During George H. W. Bush's tenure as the Vice President of the United States, Gersten drew a caricature of him that Bush praised as a "masterpiece", and of which Bush requested a copy. Gersten gave the original to Bush as a gift.

In 2008, shortly before historian and author Rafael Medoff finished the manuscript of his book, Blowing the Whistle on Genocide: Josiah E. DuBois Jr. and the Struggle for a U.S. Response to the Holocaust, he contacted Gersten to request that Gersten provide the cover illustration of Josiah E. DuBois Jr.. Recalling his cover for While Six Million Died forty years earlier, Medoff has explained, "He was the artist who drew that memorable portrait of FDR averting his eyes from the Holocaust-now I wanted him to draw the whistle-blower who forced Roosevelt to stop averting his eyes." Gersten accepted the job, saying, "You don’t get too many opportunities to draw somebody whom you deeply admire.

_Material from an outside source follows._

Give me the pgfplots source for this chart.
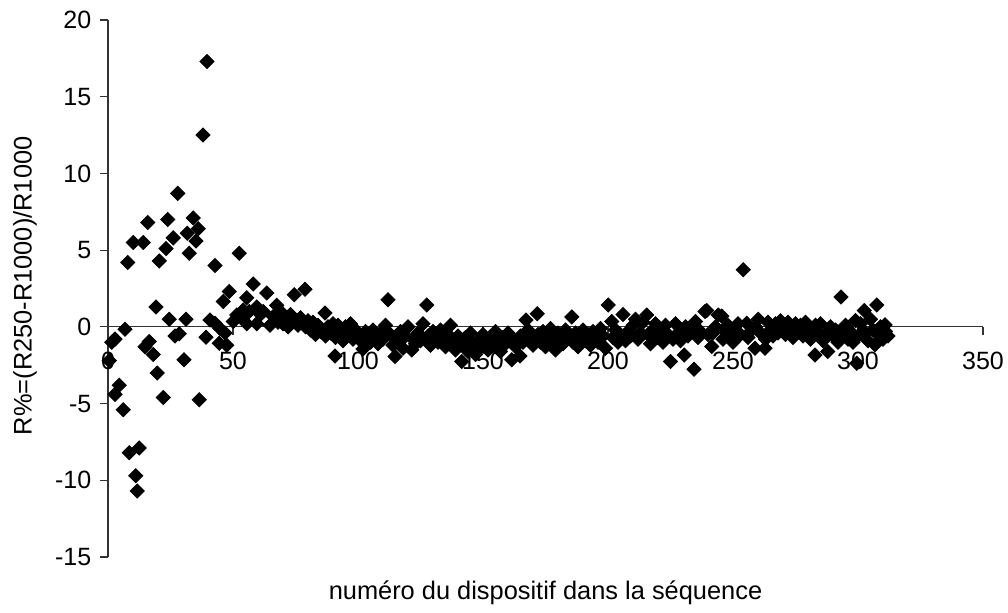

I wasn’t going to miss the chance." DuBois's son Robert called the illustration "a terrific likeness of Dad, and a wonderful tribute to what he did to save people from the Nazis." At the Wyman Institute conference, where the book's launch was held, Medoff praised Gersten while relating to the audience the story behind the book's cover, saying, "This is one of the few times that you really can judge a book by its cover. And I hope you will."

Gersten has collected awards from The Society of Illustrators, The Art Director's Club, and The Society of Publication Designers. His work has been exhibited at the Brooklyn Museum, the Spectrum Gallery, the Daz-marcel Gallery in New York City, various galleries in Connecticut, the Museum of American Illustration, and the Cornell Museum.

==Personal life and death==
Gersten lived for a period in Weston, Connecticut, before ultimately moving to Ridgefield, Connecticut. He had a son, a daughter, Jill Gersten-Reitman, and two grandchildren.

Gersten died on January 12, 2017, after a long battle with Parkinson's disease. Mad included a tribute to Gersten and his career in issue 545 of that publication. His funeral was held in Hawthorne, New York.